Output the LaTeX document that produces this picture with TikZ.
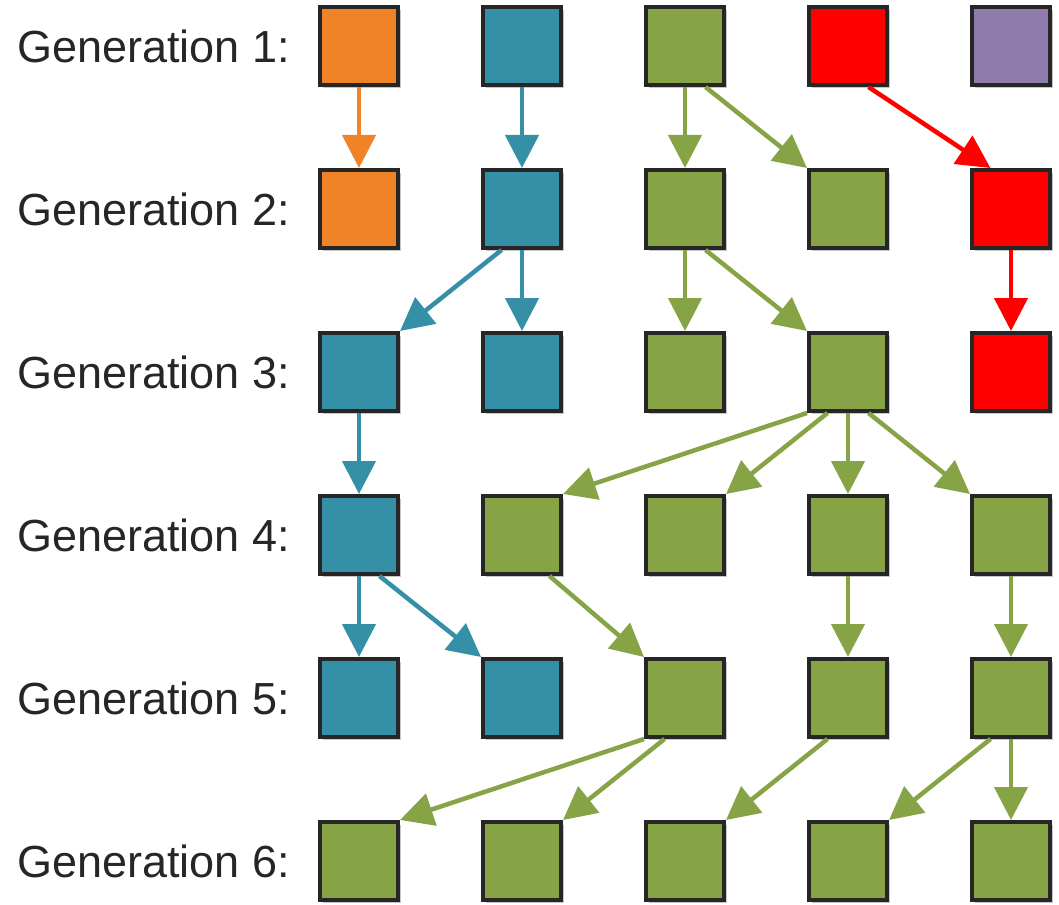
\documentclass[tikz,border=0pt]{standalone}
\usepackage{fontspec}
\setmainfont{Liberation Sans}
\usetikzlibrary{arrows.meta,positioning,shadows}
\definecolor{genorange}{RGB}{240,131,40}
\definecolor{genblue}{RGB}{53,143,166}
\definecolor{gengreen}{RGB}{134,164,70}
\definecolor{genred}{RGB}{255,0,0}
\definecolor{genpurple}{RGB}{143,123,172}
\begin{document}
\begin{tikzpicture}[-,node distance=3.26cm,
    box/.style={rectangle,draw=black!85,line width=0.08cm,minimum size=1.56cm,inner sep=0pt,
      general shadow={fill=black!22,shadow xshift=0.06cm,shadow yshift=-0.06cm}},
    gen/.style={font=\fontsize{25.6}{30}\selectfont,text=black!85,inner sep=0pt},
    link/.style={-{Triangle[length=0.66cm,width=0.66cm]},line width=0.09cm}]

  \useasboundingbox (0,0) rectangle (21.18,-18.1);

  % generation 1
  \node[box,fill=genorange] (11) at (7.18,-0.92) {};
  \node[box,fill=genblue] (12) [right of=11] {};
  \node[box,fill=gengreen] (13) [right of=12] {};
  \node[box,fill=genred] (14) [right of=13] {};
  \node[box,fill=genpurple] (15) [right of=14] {};
  % generation 2
  \node[box,fill=genorange] (21) [below of=11] {};
  \node[box,fill=genblue] (22) [right of=21] {};
  \node[box,fill=gengreen] (23) [right of=22] {};
  \node[box,fill=gengreen] (24) [right of=23] {};
  \node[box,fill=genred] (25) [right of=24] {};
  % generation 3
  \node[box,fill=genblue] (31) [below of=21] {};
  \node[box,fill=genblue] (32) [right of=31] {};
  \node[box,fill=gengreen] (33) [right of=32] {};
  \node[box,fill=gengreen] (34) [right of=33] {};
  \node[box,fill=genred] (35) [right of=34] {};
  % generation 4
  \node[box,fill=genblue] (41) [below of=31] {};
  \node[box,fill=gengreen] (42) [right of=41] {};
  \node[box,fill=gengreen] (43) [right of=42] {};
  \node[box,fill=gengreen] (44) [right of=43] {};
  \node[box,fill=gengreen] (45) [right of=44] {};
  % generation 5
  \node[box,fill=genblue] (51) [below of=41] {};
  \node[box,fill=genblue] (52) [right of=51] {};
  \node[box,fill=gengreen] (53) [right of=52] {};
  \node[box,fill=gengreen] (54) [right of=53] {};
  \node[box,fill=gengreen] (55) [right of=54] {};
  % generation 6
  \node[box,fill=gengreen] (61) [below of=51] {};
  \node[box,fill=gengreen] (62) [right of=61] {};
  \node[box,fill=gengreen] (63) [right of=62] {};
  \node[box,fill=gengreen] (64) [right of=63] {};
  \node[box,fill=gengreen] (65) [right of=64] {};

  \node[gen] (g1) [left=0.56cm of 11] {Generation 1:};
  \node[gen] (g2) [left=0.56cm of 21] {Generation 2:};
  \node[gen] (g3) [left=0.56cm of 31] {Generation 3:};
  \node[gen] (g4) [left=0.56cm of 41] {Generation 4:};
  \node[gen] (g5) [left=0.56cm of 51] {Generation 5:};
  \node[gen] (g6) [left=0.56cm of 61] {Generation 6:};

  \path[genorange,every edge/.append style=link]
    (11) edge (21);
  \path[genblue,every edge/.append style=link]
    (12) edge (22)
    (22) edge (32)
    ([xshift=-0.41cm]22.south) edge (31.north east)
    (31) edge (41)
    (41) edge (51)
    ([xshift=0.41cm]41.south) edge (52.north west);
  \path[gengreen,every edge/.append style=link]
    (13) edge (23)
    ([xshift=0.41cm]13.south) edge (24.north west)
    (23) edge (33)
    ([xshift=0.41cm]23.south) edge (34.north west)
    (34.south west) edge (42.north east)
    ([xshift=-0.41cm]34.south) edge (43.north east)
    (34) edge (44)
    ([xshift=0.41cm]34.south) edge (45.north west)
    ([xshift=0.55cm]42.south) edge (53.north west)
    (44) edge (54)
    (45) edge (55)
    (53.south west) edge (61.north east)
    ([xshift=-0.41cm]53.south) edge (62.north east)
    ([xshift=-0.41cm]54.south) edge (63.north east)
    ([xshift=-0.41cm]55.south) edge (64.north east)
    (55) edge (65);
  \path[genred,every edge/.append style=link]
    ([xshift=0.41cm]14.south) edge ([xshift=-0.41cm]25.north)
    (25) edge (35);
\end{tikzpicture}
\end{document}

> **DIRECTIONS FOR THIS TASK**
Everything from the top line of the data down to and including the line with "(0,0) rectangle (21.18,-18.1);" is to be copied, except the pictures.

> **COMPLETE RESPONSE**
Output the LaTeX document that produces this picture with TikZ.
\documentclass[tikz,border=0pt]{standalone}
\usepackage{fontspec}
\setmainfont{Liberation Sans}
\usetikzlibrary{arrows.meta,positioning,shadows}
\definecolor{genorange}{RGB}{240,131,40}
\definecolor{genblue}{RGB}{53,143,166}
\definecolor{gengreen}{RGB}{134,164,70}
\definecolor{genred}{RGB}{255,0,0}
\definecolor{genpurple}{RGB}{143,123,172}
\begin{document}
\begin{tikzpicture}[-,node distance=3.26cm,
    box/.style={rectangle,draw=black!85,line width=0.08cm,minimum size=1.56cm,inner sep=0pt,
      general shadow={fill=black!22,shadow xshift=0.06cm,shadow yshift=-0.06cm}},
    gen/.style={font=\fontsize{25.6}{30}\selectfont,text=black!85,inner sep=0pt},
    link/.style={-{Triangle[length=0.66cm,width=0.66cm]},line width=0.09cm}]

  \useasboundingbox (0,0) rectangle (21.18,-18.1);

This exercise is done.